-- Request --
Pick out each line below containing "this".

-- Extracted entries --
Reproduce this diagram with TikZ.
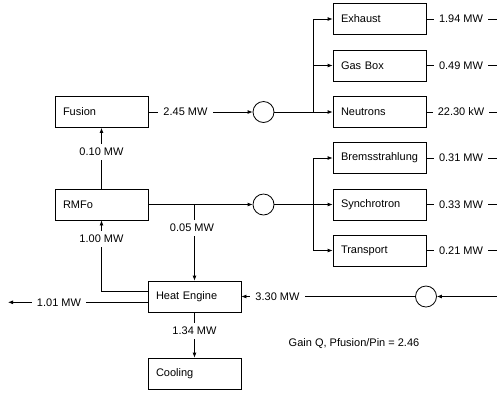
\documentclass[tikz,border=0pt]{standalone}
\usepackage{fontspec}
\setmainfont{Liberation Sans}
\usetikzlibrary{arrows.meta}
\begin{document}
\begin{tikzpicture}[x=1pt,y=-1pt,
  font=\fontsize{11}{13}\selectfont,
  line width=0.8pt,
  box/.style={draw, minimum height=31pt, text width=77pt, inner xsep=8pt, align=left},
  junc/.style={draw, circle, minimum size=21pt, inner sep=0pt},
  lbl/.style={fill=white, inner xsep=5pt, inner ysep=4pt},
  arr/.style={-{Latex[length=5pt,width=4pt]}}]
\useasboundingbox (0,0) rectangle (497,392);
% boxes
\node[box] (fusion) at (101.5,112) {Fusion};
\node[box] (rmfo) at (101.5,204.5) {RMFo};
\node[box] (heat) at (194.5,296.5) {Heat Engine};
\node[box] (cool) at (194.5,373.5) {Cooling};
\node[box] (exh) at (379.5,19) {Exhaust};
\node[box] (gas) at (379.5,65.5) {Gas Box};
\node[box] (neu) at (379.5,112) {Neutrons};
\node[box] (brem) at (379.5,158) {Bremsstrahlung};
\node[box] (syn) at (379.5,204.5) {Synchrotron};
\node[box] (tra) at (379.5,250.5) {Transport};
% junctions
\node[junc] (c1) at (263.5,112) {};
\node[junc] (c2) at (263.5,204.5) {};
\node[junc] (c3) at (426,296.5) {};
% coordinates
\coordinate (b1) at (313,112);
\coordinate (b2) at (313,204.5);
\coordinate (j) at (194.5,204.5);
\coordinate (out) at (8,302.3);
\coordinate (inR) at (497,296.5);
\coordinate (e1) at (497,19);
\coordinate (e2) at (497,65.5);
\coordinate (e3) at (497,112);
\coordinate (e4) at (497,158);
\coordinate (e5) at (497,204.5);
\coordinate (e6) at (497,250.5);
% connectors
\draw[arr] (fusion.east) -- (c1.west);
\draw[arr] (c1.east) -- (neu.west);
\draw[arr] (b1) |- (exh.west);
\draw[arr] (b1) |- (gas.west);
\draw[arr] (rmfo.east) -- (c2.west);
\draw[arr] (c2.east) -- (syn.west);
\draw[arr] (b2) |- (brem.west);
\draw[arr] (b2) |- (tra.west);
\draw[arr] (j) -- (heat.north);
\draw[arr] (rmfo.north) -- (fusion.south);
\draw[arr] ([yshift=4.8pt]heat.west) -| (rmfo.south);
\draw[arr] ([yshift=-5.8pt]heat.west) -- (out);
\draw[arr] (inR) -- (c3.east);
\draw[arr] (c3.west) -- (heat.east);
\draw[arr] (heat.south) -- (cool.north);
\draw (exh.east) -- (e1);
\draw (gas.east) -- (e2);
\draw (neu.east) -- (e3);
\draw (brem.east) -- (e4);
\draw (syn.east) -- (e5);
\draw (tra.east) -- (e6);
% labels
\node[lbl] (l1) at (185.5,112) {2.45 MW};
\node[lbl] (l2) at (101.5,152) {0.10 MW};
\node[lbl] (l3) at (192,228) {0.05 MW};
\node[lbl] (l4) at (101.5,239) {1.00 MW};
\node[lbl] (l5) at (59,302.3) {1.01 MW};
\node[lbl] (l6) at (277.5,296.5) {3.30 MW};
\node[lbl] (l7) at (194.5,331) {1.34 MW};
\node[lbl] (r1) at (461,19) {1.94 MW};
\node[lbl] (r2) at (461,65.5) {0.49 MW};
\node[lbl] (r3) at (461,112) {22.30 kW};
\node[lbl] (r4) at (461,158) {0.31 MW};
\node[lbl] (r5) at (461,204.5) {0.33 MW};
\node[lbl] (r6) at (461,250.5) {0.21 MW};
\node (gain) at (354,344) {Gain Q, Pfusion/Pin = 2.46};
\end{tikzpicture}
\end{document}
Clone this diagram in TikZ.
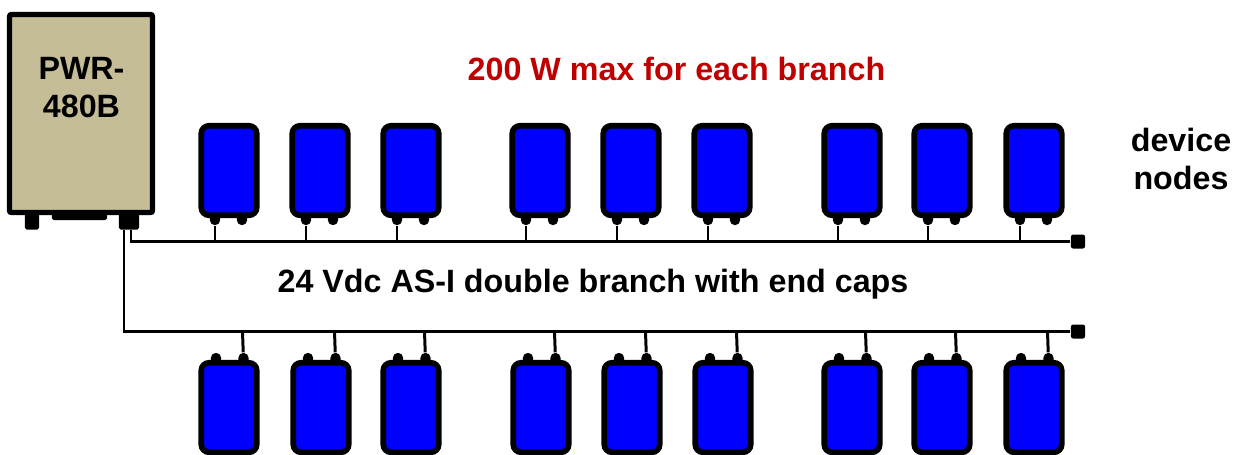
\documentclass[tikz,border=0pt]{standalone}
\usepackage{fontspec}
\setmainfont{Liberation Sans}
\usepackage{xcolor}
\usetikzlibrary{calc}
\definecolor{boxT}{RGB}{196,189,151}
\definecolor{devB}{RGB}{0,0,255}
\definecolor{capR}{RGB}{192,0,0}
\tikzset{
  devnode/.style={draw=black, line width=1.6pt, fill=devB, rounded corners=2.2pt,
    minimum width=0.555cm, minimum height=0.895cm, inner sep=0pt},
  pinnode/.style={fill=black, rounded corners=1.3pt, minimum width=0.1cm, minimum height=0.14cm, inner sep=0pt},
  footnode/.style={fill=black, inner sep=0pt, rounded corners=0.5pt},
  capnode/.style={fill=black, rounded corners=0.6pt, minimum size=0.14cm, inner sep=0pt},
  buswire/.style={line width=0.8pt},
  stubwire/.style={line width=0.85pt},
  txtnode/.style={font=\fontsize{9.17pt}{10.6pt}\selectfont\bfseries, align=center, inner sep=0pt}
}
\begin{document}
\begin{tikzpicture}[x=0.01cm, y=-0.01cm]
\useasboundingbox (0,0) rectangle (1235,454);
% ===== power supply with its feet =====
\node[footnode, minimum width=0.14cm, minimum height=0.17cm] (footL) at (32,221) {};
\node[footnode, minimum width=0.55cm, minimum height=0.08cm] (footM) at (79.5,216) {};
\node[footnode, minimum width=0.20cm, minimum height=0.17cm] (footR) at (129,221) {};
\node[draw=black, line width=1.5pt, fill=boxT, rounded corners=0.6pt, minimum width=1.43cm,
  minimum height=1.98cm, inner sep=0pt] (pwr) at (81,113.5) {};
\node[txtnode] (pwrname) at (81.5,87.5) {PWR-\\480B};
% ===== end caps and the two branches =====
\node[capnode] (capT) at (1078,241.5) {};
\node[capnode] (capB) at (1078,331.5) {};
\draw[buswire] ([xshift=0.02cm]footR.south) |- (capT);
\draw[buswire] ([xshift=-0.05cm]footR.south) |- (capB);
% ===== upper row of device nodes =====
\foreach \i/\px in {1/229, 2/320, 3/411, 4/540, 5/631, 6/722, 7/852, 8/942, 9/1034} {
  \node[pinnode] (tpa\i) at (\px-14,218) {};
  \node[pinnode] (tpb\i) at (\px+13,218) {};
  \node[devnode] (top\i) at (\px,170.5) {};
  \draw[stubwire] (tpa\i) -- (tpa\i |- capT);
}
% ===== lower row of device nodes =====
\foreach \i/\px in {1/229, 2/321, 3/411, 4/541, 5/632, 6/723, 7/852, 8/942, 9/1034} {
  \node[pinnode] (bpa\i) at (\px-13,360) {};
  \node[pinnode] (bpb\i) at (\px+14.5,360) {};
  \node[devnode] (bot\i) at (\px,407.5) {};
  \draw[stubwire] (bpb\i) -- ($(bpb\i |- capB)+(-1,0)$);
}
% ===== labels =====
\node[txtnode, text=capR] (maxlabel) at (676.5,68.5) {200 W max for each branch};
\node[txtnode] (branchlabel) at (593,284) {24 Vdc AS-I double branch with end caps};
\node[txtnode] (devlabel) at (1181,159) {device\\nodes};
\end{tikzpicture}
\end{document}
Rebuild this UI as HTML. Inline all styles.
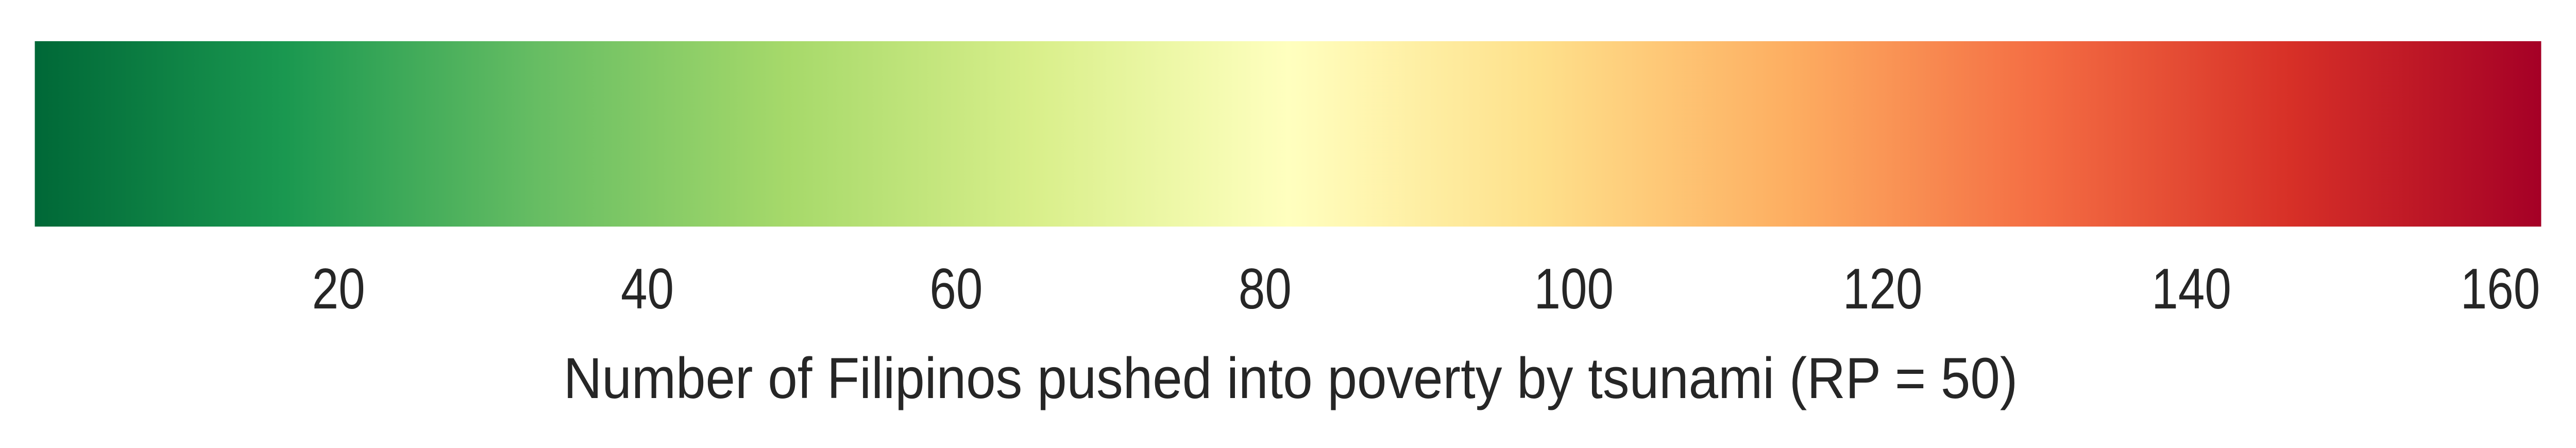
<!DOCTYPE html>
<html><head><meta charset="utf-8"><style>
html,body{margin:0;padding:0;background:#fff;width:100%;height:100%;overflow:hidden;}
svg{display:block;width:100vw;height:100vh;}
</style></head><body>
<svg id="chart" viewBox="0 0 5920 870" preserveAspectRatio="none" xmlns="http://www.w3.org/2000/svg">
<defs><linearGradient id="cmap" x1="0" x2="1" y1="0" y2="0"></linearGradient></defs>
<rect id="bar" x="80" y="80" width="5760" height="360" fill="url(#cmap)"/>
<g id="ticks"></g>
<text x="2966" y="773" text-anchor="middle" textLength="3342" lengthAdjust="spacingAndGlyphs" font-family="Liberation Sans, sans-serif" font-size="112" fill="#262626">Number of Filipinos pushed into poverty by tsunami (RP = 50)</text>
</svg>
<script>
const colorStops = ['#006837','#1a9850','#66bd63','#a6d96a','#d9ef8b','#ffffbf','#fee08b','#fdae61','#f46d43','#d73027','#a50026'];
const domainMin = 0.33;
const domainMax = 162.65;
const tickValues = [20,40,60,80,100,120,140,160];
const tickLabels = ['20','40','60','80','100','120','140','160'];

const X0 = 80, X1 = 5840;
function xScale(v){ return X0 + (v - domainMin) / (domainMax - domainMin) * (X1 - X0); }

const ns = 'http://www.w3.org/2000/svg';
const grad = document.getElementById('cmap');
colorStops.forEach((c,i)=>{
  const s = document.createElementNS(ns,'stop');
  s.setAttribute('offset', (i/(colorStops.length-1)*100)+'%');
  s.setAttribute('stop-color', c);
  grad.appendChild(s);
});
const g = document.getElementById('ticks');
tickValues.forEach((v,i)=>{
  const t = document.createElementNS(ns,'text');
  
  
  t.setAttribute('x', xScale(v));
  t.setAttribute('y', 599);
  t.setAttribute('text-anchor','middle');
  t.setAttribute('font-family','Liberation Sans, sans-serif');
  t.setAttribute('font-size','111');
  t.setAttribute('fill','#262626');
  t.setAttribute('textLength', tickLabels[i].length * 61);
  t.setAttribute('lengthAdjust','spacingAndGlyphs');
  t.textContent = tickLabels[i];
  g.appendChild(t);
});
</script>
</body></html>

-- Answer to the exercise --
Reproduce this diagram with TikZ.
Clone this diagram in TikZ.
Rebuild this UI as HTML. Inline all styles.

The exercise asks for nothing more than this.